___ Data extract
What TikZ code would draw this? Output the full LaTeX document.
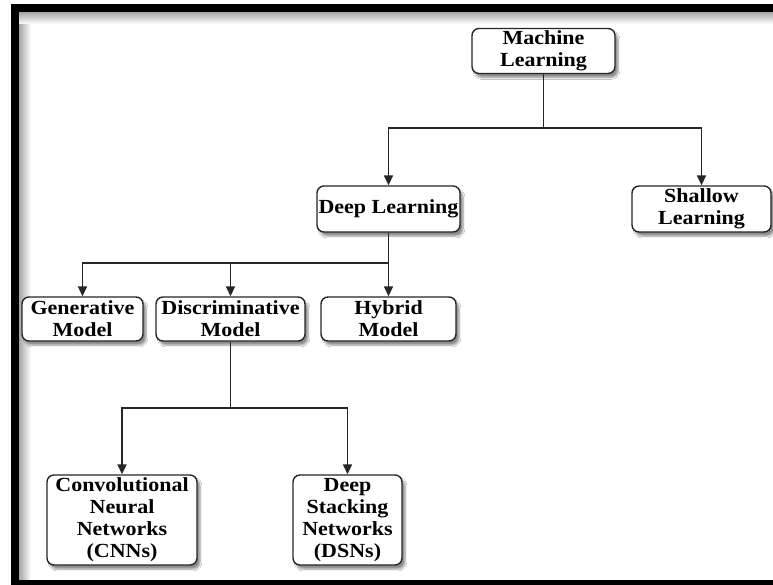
\documentclass[tikz,border=0pt]{standalone}
\usepackage{fontspec}
\setmainfont[FakeStretch=1.1]{Liberation Serif}
\usetikzlibrary{arrows.meta,shadows.blur}

\tikzset{
  box/.style={draw=black!85, line width=1.4pt, rounded corners=7pt, fill=white,
    align=center, inner sep=0pt,
    font=\fontsize{20pt}{22pt}\selectfont\bfseries,
    blur shadow={shadow xshift=3pt, shadow yshift=-4pt, shadow blur steps=6, shadow opacity=45}},
  link/.style={draw=black!85, line width=1.6pt},
  arrow/.style={link, -{Triangle[length=10pt,width=9pt]}}
}

\begin{document}
\begin{tikzpicture}[x=1pt,y=-1pt]
  \clip (0,0) rectangle (773,585);
  \useasboundingbox (0,0) rectangle (773,585);
  \fill[white] (0,0) rectangle (773,585);

  % soft inner edge of the frame
  \shade[left color=black!35, right color=white] (19,12) rectangle (31,585);
  \shade[top color=black!35, bottom color=white] (19,12) rectangle (773,24);
  % frame
  \draw[line width=8pt] (15,8) rectangle (800,584);

  % nodes
  \node[box, minimum width=143pt, minimum height=45pt] (ml)   at (543.5,51)  {Machine\\Learning};
  \node[box, minimum width=143pt, minimum height=46pt] (dl)   at (388.5,209) {Deep Learning};
  \node[box, minimum width=139pt, minimum height=46pt] (sl)   at (701.5,209) {Shallow\\Learning};
  \node[box, minimum width=121pt, minimum height=44pt] (gen)  at (82.5,319)  {Generative\\Model};
  \node[box, minimum width=149pt, minimum height=44pt] (disc) at (230.5,319) {Discriminative\\Model};
  \node[box, minimum width=135pt, minimum height=44pt] (hyb)  at (388.5,319) {Hybrid\\Model};
  \node[box, minimum width=150pt, minimum height=90pt] (cnn)  at (122,520)   {Convolutional\\Neural\\Networks\\(CNNs)};
  \node[box, minimum width=109pt, minimum height=90pt] (dsn)  at (347.5,520) {Deep\\Stacking\\Networks\\(DSNs)};

  % branch points
  \coordinate (j1) at (543.5,128);
  \coordinate (j2) at (388.5,263);
  \coordinate (j3) at (230.5,408);

  % connectors
  \draw[link]  (ml) -- (j1);
  \draw[arrow] (j1) -| (dl);
  \draw[arrow] (j1) -| (sl);

  \draw[link]  (dl) -- (j2);
  \draw[arrow] (j2) -| (gen);
  \draw[arrow] (j2) -| (disc);
  \draw[arrow] (j2) -- (hyb);

  \draw[link]  (disc) -- (j3);
  \draw[arrow] (j3) -| (cnn);
  \draw[arrow] (j3) -| (dsn);
\end{tikzpicture}
\end{document}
______
Write out every line above exactly as it is, leaving out the pictures.

What TikZ code would draw this? Output the full LaTeX document.
\documentclass[tikz,border=0pt]{standalone}
\usepackage{fontspec}
\setmainfont[FakeStretch=1.1]{Liberation Serif}
\usetikzlibrary{arrows.meta,shadows.blur}

\tikzset{
  box/.style={draw=black!85, line width=1.4pt, rounded corners=7pt, fill=white,
    align=center, inner sep=0pt,
    font=\fontsize{20pt}{22pt}\selectfont\bfseries,
    blur shadow={shadow xshift=3pt, shadow yshift=-4pt, shadow blur steps=6, shadow opacity=45}},
  link/.style={draw=black!85, line width=1.6pt},
  arrow/.style={link, -{Triangle[length=10pt,width=9pt]}}
}

\begin{document}
\begin{tikzpicture}[x=1pt,y=-1pt]
  \clip (0,0) rectangle (773,585);
  \useasboundingbox (0,0) rectangle (773,585);
  \fill[white] (0,0) rectangle (773,585);

  % soft inner edge of the frame
  \shade[left color=black!35, right color=white] (19,12) rectangle (31,585);
  \shade[top color=black!35, bottom color=white] (19,12) rectangle (773,24);
  % frame
  \draw[line width=8pt] (15,8) rectangle (800,584);

  % nodes
  \node[box, minimum width=143pt, minimum height=45pt] (ml)   at (543.5,51)  {Machine\\Learning};
  \node[box, minimum width=143pt, minimum height=46pt] (dl)   at (388.5,209) {Deep Learning};
  \node[box, minimum width=139pt, minimum height=46pt] (sl)   at (701.5,209) {Shallow\\Learning};
  \node[box, minimum width=121pt, minimum height=44pt] (gen)  at (82.5,319)  {Generative\\Model};
  \node[box, minimum width=149pt, minimum height=44pt] (disc) at (230.5,319) {Discriminative\\Model};
  \node[box, minimum width=135pt, minimum height=44pt] (hyb)  at (388.5,319) {Hybrid\\Model};
  \node[box, minimum width=150pt, minimum height=90pt] (cnn)  at (122,520)   {Convolutional\\Neural\\Networks\\(CNNs)};
  \node[box, minimum width=109pt, minimum height=90pt] (dsn)  at (347.5,520) {Deep\\Stacking\\Networks\\(DSNs)};

  % branch points
  \coordinate (j1) at (543.5,128);
  \coordinate (j2) at (388.5,263);
  \coordinate (j3) at (230.5,408);

  % connectors
  \draw[link]  (ml) -- (j1);
  \draw[arrow] (j1) -| (dl);
  \draw[arrow] (j1) -| (sl);

  \draw[link]  (dl) -- (j2);
  \draw[arrow] (j2) -| (gen);
  \draw[arrow] (j2) -| (disc);
  \draw[arrow] (j2) -- (hyb);

  \draw[link]  (disc) -- (j3);
  \draw[arrow] (j3) -| (cnn);
  \draw[arrow] (j3) -| (dsn);
\end{tikzpicture}
\end{document}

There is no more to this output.